We, the inhabitants of this East, know our enemy and the danger it poses. We need no one to teach us that, nor to lecture us on how to defend ourselves. Throughout history, the people of Jabal Amel have known its ravines best, understood its geography most intimately, and been the most capable of defending its land.

Yet those very ravines were shattered in the battle of vengeance until they too became a vanishing trace. This ranks among the most devastating losses suffered by southern Lebanon, after the great hemorrhage of lives and after the loss of generations of its youth in a series of support battles that began in Syria, then Yemen, then Gaza, and ended politically at the gates of Tehran.

Stranger still in this equation is that some emerge to thank Tehran for what they regard as a ceasefire. Stranger yet are those who speak—in their gatherings, in universities and research centers, or through the media—about the South and its reconstruction, as though this region had possessed neither stature nor history before it was politically hijacked and bound to the Iranian project.

More dangerous than that are those leftists and secularists who do not even believe in Iran’s theocratic system, yet aspire to its approval or symbolic presence. They speak of reconstruction as though the matter amounted to no more than a wall demolished here or a road cut off there... as though they inhabit a land without a people, without heritage, and without history; or as though they reduce the South to calculations of concrete and material considerations. They have failed to grasp that the ruins of Jabal Amel are more than rubble; they are witnesses to a painful rupture between past and present, and to a wound inflicted upon the identity of the place as much as upon its physical fabric.

The traditional houses of Jabal Amel have fallen like torn pages from the book of southern memory. It was not the buildings alone that were destroyed; with them collapsed the places that preserved people’s names, voices, rituals, and the memory of centuries of life on this land. The heritage house, the old square, and the historic quarter are not merely silent stones; they are vessels of shared memory that preserve the collective narrative and the image people hold of themselves.
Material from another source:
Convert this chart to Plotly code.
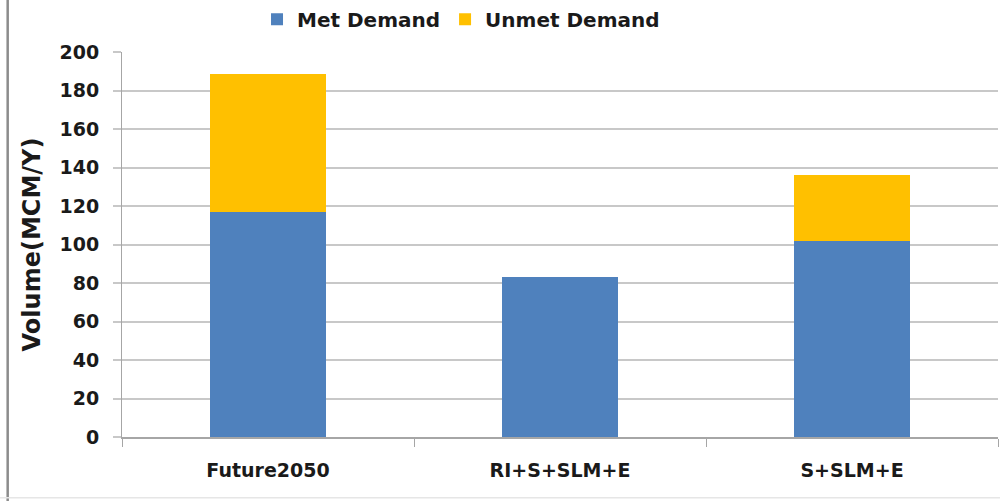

When such heritage is lost, it is not only stone that is destroyed; the collective memory itself is wounded, and society’s sense of continuity and belonging is weakened. Future generations may inherit the names of villages and their stories, but they lose the tangible landmarks that once made history part of everyday lived experience.

For this reason, it seems difficult for such people to understand that what Jabal Amel has lost cannot be compensated for at any price. Houses can be rebuilt, and roads can be laid anew, but the memory of place, the cultural identity, and the accumulation of centuries of history engraved in both stone and people—once broken—require far more than money and reconstruction to restore. Their repair demands a long passage of time and a deep awareness of the magnitude of what has been lost.